#### THE REQUEST
Reproduce the records that follow in full, excluding any picture they contain.

#### SOURCE DATA
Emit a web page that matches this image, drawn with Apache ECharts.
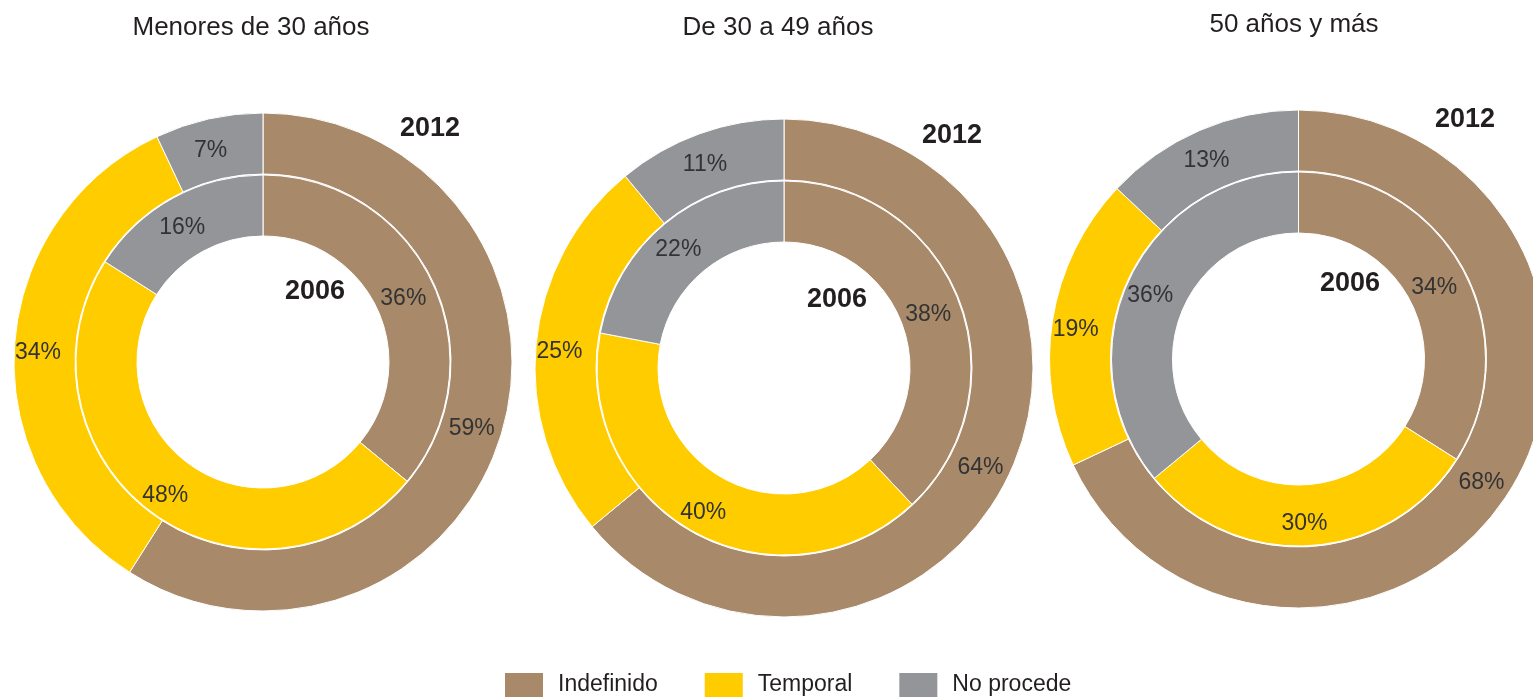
<!DOCTYPE html>
<html>
<head>
<meta charset="utf-8">
<script src="https://cdn.jsdelivr.net/npm/echarts@6/dist/echarts.min.js"></script>
<style>
  html, body { margin: 0; padding: 0; background: #fff; }
  #chart { width: 1533px; height: 698px; }
</style>
</head>
<body>
<div id="chart"></div>
<script>
// Contract types by age group, 2006 (inner ring) and 2012 (outer ring), in %
const categories = ['Indefinido', 'Temporal', 'No procede'];
const groupTitles = ['Menores de 30 años', 'De 30 a 49 años', '50 años y más'];
const yearOuter = '2012';
const yearInner = '2006';

const menores30_2012 = [59, 34, 7];
const menores30_2006 = [36, 48, 16];
const de30a49_2012 = [64, 25, 11];
const de30a49_2006 = [38, 40, 22];
const de50ymas_2012 = [68, 19, 13];
const de50ymas_2006 = [34, 30, 36];

const colors = ['#A88A6A', '#FFCC00', '#939598'];
const font = '"Liberation Sans", Arial, sans-serif';

// Layout of each donut pair: centre, title and year-label positions
const layout = [
  { center: [263, 362], title: [251, 28], outerLbl: [430, 129], innerLbl: [315, 292] },
  { center: [784, 368], title: [778, 28], outerLbl: [952, 136], innerLbl: [837, 300] },
  { center: [1298.5, 359], title: [1294, 25], outerLbl: [1465, 120], innerLbl: [1350, 284] }
];
const seriesData = [
  [menores30_2012, menores30_2006],
  [de30a49_2012, de30a49_2006],
  [de50ymas_2012, de50ymas_2006]
];

function ring(values, center, radius, name) {
  return {
    type: 'pie',
    name: name,
    center: center,
    radius: radius,
    startAngle: 90,
    clockwise: true,
    silent: true,
    avoidLabelOverlap: false,
    label: {
      show: true,
      position: 'inside',
      formatter: '{c}%',
      color: '#333',
      fontFamily: font,
      fontSize: 23,
      offset: [-4, 5]
    },
    labelLine: { show: false },
    itemStyle: { borderColor: '#fff', borderWidth: 1 },
    data: categories.map((c, i) => ({ name: c, value: values[i], itemStyle: { color: colors[i] } }))
  };
}

const series = [];
const graphics = [];
layout.forEach((L, g) => {
  series.push(ring(seriesData[g][0], L.center, [188, 249], groupTitles[g] + ' ' + yearOuter));
  series.push(ring(seriesData[g][1], L.center, [126, 187], groupTitles[g] + ' ' + yearInner));
  graphics.push({
    type: 'text', x: L.title[0], y: L.title[1],
    style: { text: groupTitles[g], fill: '#231f20', font: '26px ' + font, textAlign: 'center', textVerticalAlign: 'middle' }
  });
  graphics.push({
    type: 'text', x: L.outerLbl[0], y: L.outerLbl[1],
    style: { text: yearOuter, fill: '#231f20', font: 'bold 27px ' + font, textAlign: 'center', textVerticalAlign: 'middle' }
  });
  graphics.push({
    type: 'text', x: L.innerLbl[0], y: L.innerLbl[1],
    style: { text: yearInner, fill: '#231f20', font: 'bold 27px ' + font, textAlign: 'center', textVerticalAlign: 'middle' }
  });
});

const chart = echarts.init(document.getElementById('chart'));
chart.setOption({
  animation: false,
  backgroundColor: '#fff',
  legend: {
    data: categories,
    left: 503,
    top: 671,
    padding: 0,
    orient: 'horizontal',
    icon: 'rect',
    itemWidth: 40,
    itemHeight: 26,
    itemGap: 45,
    selectedMode: false,
    textStyle: { color: '#231f20', fontFamily: font, fontSize: 23, padding: [0, 0, 0, 9] }
  },
  graphic: graphics,
  series: series
});
</script>
</body>
</html>
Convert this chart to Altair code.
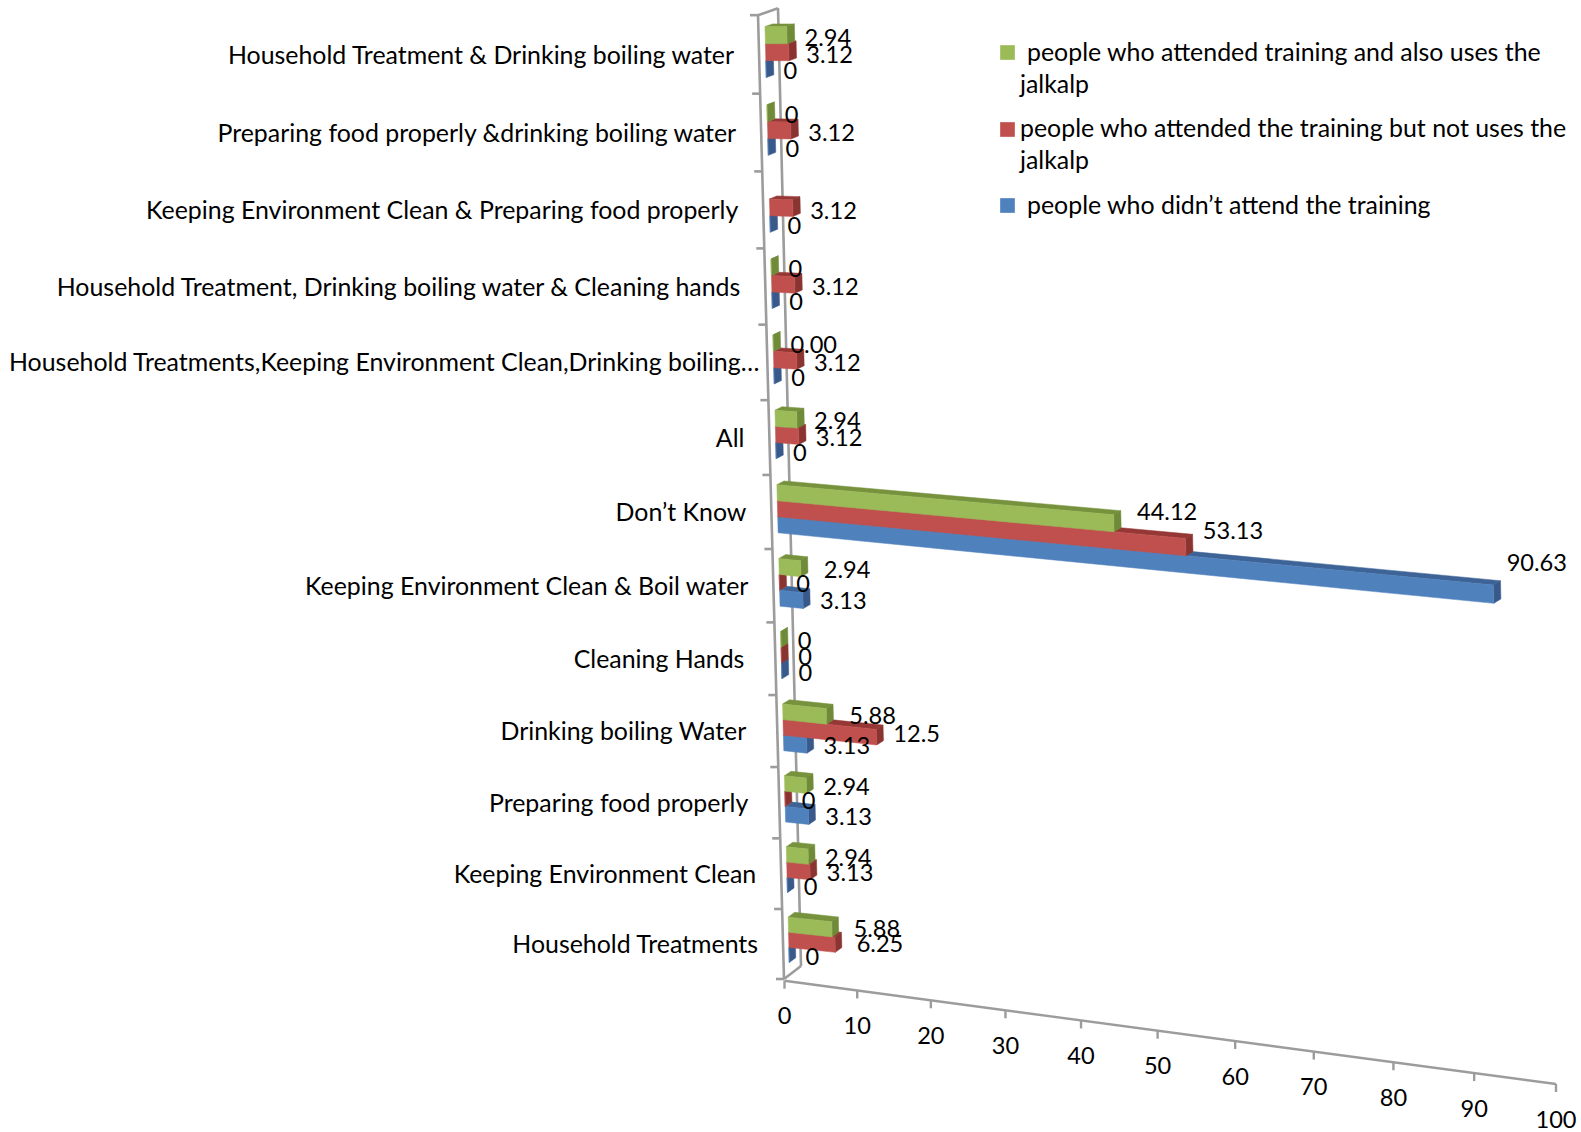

#### OUTPUT
Emit a web page that matches this image, drawn with Apache ECharts.
<!DOCTYPE html>
<html>
<head>
<meta charset="utf-8">
<script src="https://cdn.jsdelivr.net/npm/echarts@6/dist/echarts.min.js"></script>
<style>
  html, body { margin: 0; padding: 0; background: #fff; }
  #chart { width: 1533px; height: 698px; }
</style>
</head>
<body>
<div id="chart"></div>
<script>
// Contract types by age group, 2006 (inner ring) and 2012 (outer ring), in %
const categories = ['Indefinido', 'Temporal', 'No procede'];
const groupTitles = ['Menores de 30 años', 'De 30 a 49 años', '50 años y más'];
const yearOuter = '2012';
const yearInner = '2006';

const menores30_2012 = [59, 34, 7];
const menores30_2006 = [36, 48, 16];
const de30a49_2012 = [64, 25, 11];
const de30a49_2006 = [38, 40, 22];
const de50ymas_2012 = [68, 19, 13];
const de50ymas_2006 = [34, 30, 36];

const colors = ['#A88A6A', '#FFCC00', '#939598'];
const font = '"Liberation Sans", Arial, sans-serif';

// Layout of each donut pair: centre, title and year-label positions
const layout = [
  { center: [263, 362], title: [251, 28], outerLbl: [430, 129], innerLbl: [315, 292] },
  { center: [784, 368], title: [778, 28], outerLbl: [952, 136], innerLbl: [837, 300] },
  { center: [1298.5, 359], title: [1294, 25], outerLbl: [1465, 120], innerLbl: [1350, 284] }
];
const seriesData = [
  [menores30_2012, menores30_2006],
  [de30a49_2012, de30a49_2006],
  [de50ymas_2012, de50ymas_2006]
];

function ring(values, center, radius, name) {
  return {
    type: 'pie',
    name: name,
    center: center,
    radius: radius,
    startAngle: 90,
    clockwise: true,
    silent: true,
    avoidLabelOverlap: false,
    label: {
      show: true,
      position: 'inside',
      formatter: '{c}%',
      color: '#333',
      fontFamily: font,
      fontSize: 23,
      offset: [-4, 5]
    },
    labelLine: { show: false },
    itemStyle: { borderColor: '#fff', borderWidth: 1 },
    data: categories.map((c, i) => ({ name: c, value: values[i], itemStyle: { color: colors[i] } }))
  };
}

const series = [];
const graphics = [];
layout.forEach((L, g) => {
  series.push(ring(seriesData[g][0], L.center, [188, 249], groupTitles[g] + ' ' + yearOuter));
  series.push(ring(seriesData[g][1], L.center, [126, 187], groupTitles[g] + ' ' + yearInner));
  graphics.push({
    type: 'text', x: L.title[0], y: L.title[1],
    style: { text: groupTitles[g], fill: '#231f20', font: '26px ' + font, textAlign: 'center', textVerticalAlign: 'middle' }
  });
  graphics.push({
    type: 'text', x: L.outerLbl[0], y: L.outerLbl[1],
    style: { text: yearOuter, fill: '#231f20', font: 'bold 27px ' + font, textAlign: 'center', textVerticalAlign: 'middle' }
  });
  graphics.push({
    type: 'text', x: L.innerLbl[0], y: L.innerLbl[1],
    style: { text: yearInner, fill: '#231f20', font: 'bold 27px ' + font, textAlign: 'center', textVerticalAlign: 'middle' }
  });
});

const chart = echarts.init(document.getElementById('chart'));
chart.setOption({
  animation: false,
  backgroundColor: '#fff',
  legend: {
    data: categories,
    left: 503,
    top: 671,
    padding: 0,
    orient: 'horizontal',
    icon: 'rect',
    itemWidth: 40,
    itemHeight: 26,
    itemGap: 45,
    selectedMode: false,
    textStyle: { color: '#231f20', fontFamily: font, fontSize: 23, padding: [0, 0, 0, 9] }
  },
  graphic: graphics,
  series: series
});
</script>
</body>
</html>
Convert this chart to Altair code.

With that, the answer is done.